DOV-Vlaanderen / groundwater-logger-validation

Analysis on validation methods for groundwater logger data
MIT License
2 stars 2 forks source link

Timestamps #15

Closed DavorJ closed 5 years ago

DavorJ commented 5 years ago

Overview of percentage of data without a timestamp:

image

Timestamps are required for most time-series models (including ARIMA).

In case there are not timestamps, we could assume that the points are equally spaced in time and sequential in time stored in DB, but this is dangerous, as data with timestamps show:

For example BAOL093X_78679.csv data is not sequentially ordered after row 3024 (timestamp 2017-11-22 10:00:00).

image

For some reason, this time-series also shows high hysteresis after that time, but no drift? All points are equally (12h) spaced in time.

cc @fredericpiesschaert, @mathiaswackenier

DavorJ commented 5 years ago

An other assumption for ARIMA and most time-series models is that the points are equally spaced in time.

DYLS010X_B5259.csv has duplicate measurements on different timestamps:

image

What should we do with these cases?

mathiaswackenier commented 5 years ago

@DavorJ

@fredericpiesschaert could we generate a list with data loggers that have more than 2 measurements per diem so we can clean up the database?

DavorJ commented 5 years ago
  • What timestamp are you using? The occurrence date in UTC?

Indeed, DRME_OCR_UTC_DTE. Can we assume that DRME_OCR_UTC_DTE is always available? i.e. if it is partial or unavailable, then throw an error?

fredericpiesschaert commented 5 years ago

We can assume that it will be available. Nevertheless, proper error handling is necessary.
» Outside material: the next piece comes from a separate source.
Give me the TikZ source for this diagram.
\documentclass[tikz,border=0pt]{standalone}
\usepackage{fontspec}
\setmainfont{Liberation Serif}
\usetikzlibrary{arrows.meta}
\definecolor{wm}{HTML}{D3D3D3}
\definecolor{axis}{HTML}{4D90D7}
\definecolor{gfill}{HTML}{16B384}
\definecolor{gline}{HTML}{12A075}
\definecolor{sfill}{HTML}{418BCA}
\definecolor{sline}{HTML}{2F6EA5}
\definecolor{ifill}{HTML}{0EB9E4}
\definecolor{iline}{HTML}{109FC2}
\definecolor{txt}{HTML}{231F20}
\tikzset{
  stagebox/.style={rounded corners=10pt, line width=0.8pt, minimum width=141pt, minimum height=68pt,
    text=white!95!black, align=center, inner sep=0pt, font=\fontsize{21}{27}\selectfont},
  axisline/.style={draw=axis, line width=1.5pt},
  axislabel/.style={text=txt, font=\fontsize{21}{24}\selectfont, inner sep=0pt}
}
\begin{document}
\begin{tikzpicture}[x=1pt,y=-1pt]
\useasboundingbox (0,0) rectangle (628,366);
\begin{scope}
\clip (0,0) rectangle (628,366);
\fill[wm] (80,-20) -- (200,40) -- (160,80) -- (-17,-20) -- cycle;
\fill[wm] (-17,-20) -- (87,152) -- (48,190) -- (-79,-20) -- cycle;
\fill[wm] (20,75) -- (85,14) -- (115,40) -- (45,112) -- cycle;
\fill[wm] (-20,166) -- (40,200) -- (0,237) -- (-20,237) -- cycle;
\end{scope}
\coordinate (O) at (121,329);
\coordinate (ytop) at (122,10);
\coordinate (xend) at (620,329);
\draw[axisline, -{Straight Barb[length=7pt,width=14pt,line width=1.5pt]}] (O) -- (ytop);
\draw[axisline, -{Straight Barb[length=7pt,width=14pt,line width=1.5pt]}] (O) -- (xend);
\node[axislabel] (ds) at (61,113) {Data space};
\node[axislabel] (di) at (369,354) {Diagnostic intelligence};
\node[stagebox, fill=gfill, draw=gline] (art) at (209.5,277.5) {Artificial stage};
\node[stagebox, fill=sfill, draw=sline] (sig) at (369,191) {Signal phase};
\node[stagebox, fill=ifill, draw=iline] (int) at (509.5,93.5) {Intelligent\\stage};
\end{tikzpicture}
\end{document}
DavorJ commented 5 years ago

While I am at it, I wanted to see whether data comply to the equally spaced in time assumption.

I did not consider NA timestamps here.

image

The graph represents the entropy of the distribution of time differences between observations. It is a one-number-summary (since I wasn't able to come up with any better).

If it is 0, then the dataset contains all equally spaced observations. (i.e. entropy is low, no disorder). The larger the number, the more disorder in time distance between observations. (Disorder is not necessarily sequential).

For example: BAOL068X_180816.csv image

The DRME_OCR_UTC_DTE_DIFF is in seconds and represents the time-difference between sequential points. The difference is sometimes 11, sometimes 12 and sometimes 13 hours.

Compared to BAOL028X_B5467.csv which has a much lower entropy: image

The outlier is due to a large period without data.

For a more detailed overview see here.

For example:

[1] "BAOL057X_78680.csv"
Frequency table:
    0 43200 49463 
  365  1474     1 

0 second time-difference occurs 365 times -- these are just duplicates. 43200 second time-difference occurs 1474 times. 49463 second time-difference occurs 1 time.

To be discussed

fredericpiesschaert commented 5 years ago

BAOL068X is an unfortunate example because data where imported twice with a different timestamp. This needs to be fixed in the source database.